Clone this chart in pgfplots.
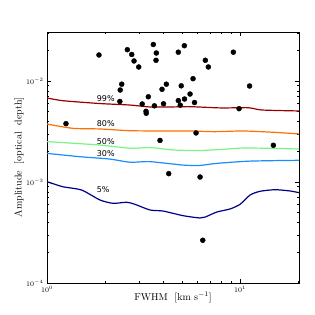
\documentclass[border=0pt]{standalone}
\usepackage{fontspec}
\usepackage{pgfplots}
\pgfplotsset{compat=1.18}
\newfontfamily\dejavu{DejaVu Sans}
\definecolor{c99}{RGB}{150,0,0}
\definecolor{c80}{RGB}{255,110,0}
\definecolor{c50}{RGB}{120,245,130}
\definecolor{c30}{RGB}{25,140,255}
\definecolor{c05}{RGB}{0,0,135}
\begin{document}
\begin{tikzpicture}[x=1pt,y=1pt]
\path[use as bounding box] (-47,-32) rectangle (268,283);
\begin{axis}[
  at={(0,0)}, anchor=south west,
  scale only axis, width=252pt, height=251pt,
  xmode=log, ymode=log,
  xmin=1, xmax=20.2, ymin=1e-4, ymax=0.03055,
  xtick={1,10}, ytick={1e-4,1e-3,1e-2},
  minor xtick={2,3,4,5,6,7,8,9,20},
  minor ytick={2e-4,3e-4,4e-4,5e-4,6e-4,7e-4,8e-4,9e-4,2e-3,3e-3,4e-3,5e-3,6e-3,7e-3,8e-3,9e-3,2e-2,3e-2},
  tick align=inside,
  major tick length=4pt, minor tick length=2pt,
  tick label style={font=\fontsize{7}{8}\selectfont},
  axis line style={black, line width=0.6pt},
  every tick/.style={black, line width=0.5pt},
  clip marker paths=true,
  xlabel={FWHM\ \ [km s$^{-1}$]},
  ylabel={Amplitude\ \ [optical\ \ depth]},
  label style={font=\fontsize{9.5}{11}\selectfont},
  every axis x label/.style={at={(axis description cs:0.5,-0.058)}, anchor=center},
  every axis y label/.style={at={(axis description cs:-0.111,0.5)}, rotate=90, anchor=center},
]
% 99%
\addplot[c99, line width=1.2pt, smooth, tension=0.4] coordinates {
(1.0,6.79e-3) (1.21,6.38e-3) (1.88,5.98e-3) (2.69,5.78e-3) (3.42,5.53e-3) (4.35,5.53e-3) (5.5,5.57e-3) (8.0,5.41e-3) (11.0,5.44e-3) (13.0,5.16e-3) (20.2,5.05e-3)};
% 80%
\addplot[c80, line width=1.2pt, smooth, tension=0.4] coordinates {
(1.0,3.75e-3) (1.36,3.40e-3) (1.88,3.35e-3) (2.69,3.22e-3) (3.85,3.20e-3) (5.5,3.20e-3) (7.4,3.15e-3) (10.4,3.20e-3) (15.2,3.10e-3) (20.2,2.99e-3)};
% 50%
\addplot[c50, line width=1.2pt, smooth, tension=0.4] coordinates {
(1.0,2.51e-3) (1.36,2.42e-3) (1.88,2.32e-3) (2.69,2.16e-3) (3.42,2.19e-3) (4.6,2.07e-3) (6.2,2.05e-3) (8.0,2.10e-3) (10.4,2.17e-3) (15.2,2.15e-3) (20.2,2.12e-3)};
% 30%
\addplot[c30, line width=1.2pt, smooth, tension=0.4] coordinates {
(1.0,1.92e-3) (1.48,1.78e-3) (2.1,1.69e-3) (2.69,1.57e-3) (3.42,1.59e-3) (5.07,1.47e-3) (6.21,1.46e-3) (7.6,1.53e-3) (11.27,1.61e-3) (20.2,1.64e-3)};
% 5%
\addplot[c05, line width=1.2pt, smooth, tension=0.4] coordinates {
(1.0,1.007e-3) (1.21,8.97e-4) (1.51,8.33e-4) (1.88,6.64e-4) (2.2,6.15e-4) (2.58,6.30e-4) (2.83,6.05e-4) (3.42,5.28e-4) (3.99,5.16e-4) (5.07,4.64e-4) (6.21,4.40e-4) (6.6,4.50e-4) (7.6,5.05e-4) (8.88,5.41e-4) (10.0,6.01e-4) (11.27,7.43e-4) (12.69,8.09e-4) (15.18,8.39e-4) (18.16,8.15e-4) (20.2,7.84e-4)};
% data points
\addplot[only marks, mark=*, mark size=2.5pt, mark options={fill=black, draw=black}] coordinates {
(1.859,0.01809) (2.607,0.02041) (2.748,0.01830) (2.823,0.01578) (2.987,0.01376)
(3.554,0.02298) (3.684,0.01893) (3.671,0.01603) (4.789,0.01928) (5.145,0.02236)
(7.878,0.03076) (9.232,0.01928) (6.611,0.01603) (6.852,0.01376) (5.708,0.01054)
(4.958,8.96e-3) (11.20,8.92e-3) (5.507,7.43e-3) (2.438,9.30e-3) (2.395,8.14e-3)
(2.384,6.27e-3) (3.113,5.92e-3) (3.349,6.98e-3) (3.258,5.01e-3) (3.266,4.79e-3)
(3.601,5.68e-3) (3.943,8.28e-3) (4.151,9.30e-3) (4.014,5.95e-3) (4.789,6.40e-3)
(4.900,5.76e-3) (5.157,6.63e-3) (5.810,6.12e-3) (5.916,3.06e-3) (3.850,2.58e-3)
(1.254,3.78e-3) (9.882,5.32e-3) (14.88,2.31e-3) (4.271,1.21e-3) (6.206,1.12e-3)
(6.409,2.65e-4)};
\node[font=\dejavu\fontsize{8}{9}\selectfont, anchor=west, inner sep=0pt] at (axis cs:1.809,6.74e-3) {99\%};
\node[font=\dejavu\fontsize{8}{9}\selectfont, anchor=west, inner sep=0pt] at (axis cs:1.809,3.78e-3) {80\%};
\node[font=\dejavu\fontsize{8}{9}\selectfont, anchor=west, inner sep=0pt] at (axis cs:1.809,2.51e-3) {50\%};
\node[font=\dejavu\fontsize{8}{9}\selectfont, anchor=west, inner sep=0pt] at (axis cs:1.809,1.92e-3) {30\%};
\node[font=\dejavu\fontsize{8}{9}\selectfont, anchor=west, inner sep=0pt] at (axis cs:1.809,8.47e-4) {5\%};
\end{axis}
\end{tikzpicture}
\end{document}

_TASK GOAL_.
Retype the whole listing exactly and leave the pictures out.

_RESULT BELOW_.
Clone this chart in pgfplots.
\documentclass[border=0pt]{standalone}
\usepackage{fontspec}
\usepackage{pgfplots}
\pgfplotsset{compat=1.18}
\newfontfamily\dejavu{DejaVu Sans}
\definecolor{c99}{RGB}{150,0,0}
\definecolor{c80}{RGB}{255,110,0}
\definecolor{c50}{RGB}{120,245,130}
\definecolor{c30}{RGB}{25,140,255}
\definecolor{c05}{RGB}{0,0,135}
\begin{document}
\begin{tikzpicture}[x=1pt,y=1pt]
\path[use as bounding box] (-47,-32) rectangle (268,283);
\begin{axis}[
  at={(0,0)}, anchor=south west,
  scale only axis, width=252pt, height=251pt,
  xmode=log, ymode=log,
  xmin=1, xmax=20.2, ymin=1e-4, ymax=0.03055,
  xtick={1,10}, ytick={1e-4,1e-3,1e-2},
  minor xtick={2,3,4,5,6,7,8,9,20},
  minor ytick={2e-4,3e-4,4e-4,5e-4,6e-4,7e-4,8e-4,9e-4,2e-3,3e-3,4e-3,5e-3,6e-3,7e-3,8e-3,9e-3,2e-2,3e-2},
  tick align=inside,
  major tick length=4pt, minor tick length=2pt,
  tick label style={font=\fontsize{7}{8}\selectfont},
  axis line style={black, line width=0.6pt},
  every tick/.style={black, line width=0.5pt},
  clip marker paths=true,
  xlabel={FWHM\ \ [km s$^{-1}$]},
  ylabel={Amplitude\ \ [optical\ \ depth]},
  label style={font=\fontsize{9.5}{11}\selectfont},
  every axis x label/.style={at={(axis description cs:0.5,-0.058)}, anchor=center},
  every axis y label/.style={at={(axis description cs:-0.111,0.5)}, rotate=90, anchor=center},
]
% 99%
\addplot[c99, line width=1.2pt, smooth, tension=0.4] coordinates {
(1.0,6.79e-3) (1.21,6.38e-3) (1.88,5.98e-3) (2.69,5.78e-3) (3.42,5.53e-3) (4.35,5.53e-3) (5.5,5.57e-3) (8.0,5.41e-3) (11.0,5.44e-3) (13.0,5.16e-3) (20.2,5.05e-3)};
% 80%
\addplot[c80, line width=1.2pt, smooth, tension=0.4] coordinates {
(1.0,3.75e-3) (1.36,3.40e-3) (1.88,3.35e-3) (2.69,3.22e-3) (3.85,3.20e-3) (5.5,3.20e-3) (7.4,3.15e-3) (10.4,3.20e-3) (15.2,3.10e-3) (20.2,2.99e-3)};
% 50%
\addplot[c50, line width=1.2pt, smooth, tension=0.4] coordinates {
(1.0,2.51e-3) (1.36,2.42e-3) (1.88,2.32e-3) (2.69,2.16e-3) (3.42,2.19e-3) (4.6,2.07e-3) (6.2,2.05e-3) (8.0,2.10e-3) (10.4,2.17e-3) (15.2,2.15e-3) (20.2,2.12e-3)};
% 30%
\addplot[c30, line width=1.2pt, smooth, tension=0.4] coordinates {
(1.0,1.92e-3) (1.48,1.78e-3) (2.1,1.69e-3) (2.69,1.57e-3) (3.42,1.59e-3) (5.07,1.47e-3) (6.21,1.46e-3) (7.6,1.53e-3) (11.27,1.61e-3) (20.2,1.64e-3)};
% 5%
\addplot[c05, line width=1.2pt, smooth, tension=0.4] coordinates {
(1.0,1.007e-3) (1.21,8.97e-4) (1.51,8.33e-4) (1.88,6.64e-4) (2.2,6.15e-4) (2.58,6.30e-4) (2.83,6.05e-4) (3.42,5.28e-4) (3.99,5.16e-4) (5.07,4.64e-4) (6.21,4.40e-4) (6.6,4.50e-4) (7.6,5.05e-4) (8.88,5.41e-4) (10.0,6.01e-4) (11.27,7.43e-4) (12.69,8.09e-4) (15.18,8.39e-4) (18.16,8.15e-4) (20.2,7.84e-4)};
% data points
\addplot[only marks, mark=*, mark size=2.5pt, mark options={fill=black, draw=black}] coordinates {
(1.859,0.01809) (2.607,0.02041) (2.748,0.01830) (2.823,0.01578) (2.987,0.01376)
(3.554,0.02298) (3.684,0.01893) (3.671,0.01603) (4.789,0.01928) (5.145,0.02236)
(7.878,0.03076) (9.232,0.01928) (6.611,0.01603) (6.852,0.01376) (5.708,0.01054)
(4.958,8.96e-3) (11.20,8.92e-3) (5.507,7.43e-3) (2.438,9.30e-3) (2.395,8.14e-3)
(2.384,6.27e-3) (3.113,5.92e-3) (3.349,6.98e-3) (3.258,5.01e-3) (3.266,4.79e-3)
(3.601,5.68e-3) (3.943,8.28e-3) (4.151,9.30e-3) (4.014,5.95e-3) (4.789,6.40e-3)
(4.900,5.76e-3) (5.157,6.63e-3) (5.810,6.12e-3) (5.916,3.06e-3) (3.850,2.58e-3)
(1.254,3.78e-3) (9.882,5.32e-3) (14.88,2.31e-3) (4.271,1.21e-3) (6.206,1.12e-3)
(6.409,2.65e-4)};
\node[font=\dejavu\fontsize{8}{9}\selectfont, anchor=west, inner sep=0pt] at (axis cs:1.809,6.74e-3) {99\%};
\node[font=\dejavu\fontsize{8}{9}\selectfont, anchor=west, inner sep=0pt] at (axis cs:1.809,3.78e-3) {80\%};
\node[font=\dejavu\fontsize{8}{9}\selectfont, anchor=west, inner sep=0pt] at (axis cs:1.809,2.51e-3) {50\%};
\node[font=\dejavu\fontsize{8}{9}\selectfont, anchor=west, inner sep=0pt] at (axis cs:1.809,1.92e-3) {30\%};
\node[font=\dejavu\fontsize{8}{9}\selectfont, anchor=west, inner sep=0pt] at (axis cs:1.809,8.47e-4) {5\%};
\end{axis}
\end{tikzpicture}
\end{document}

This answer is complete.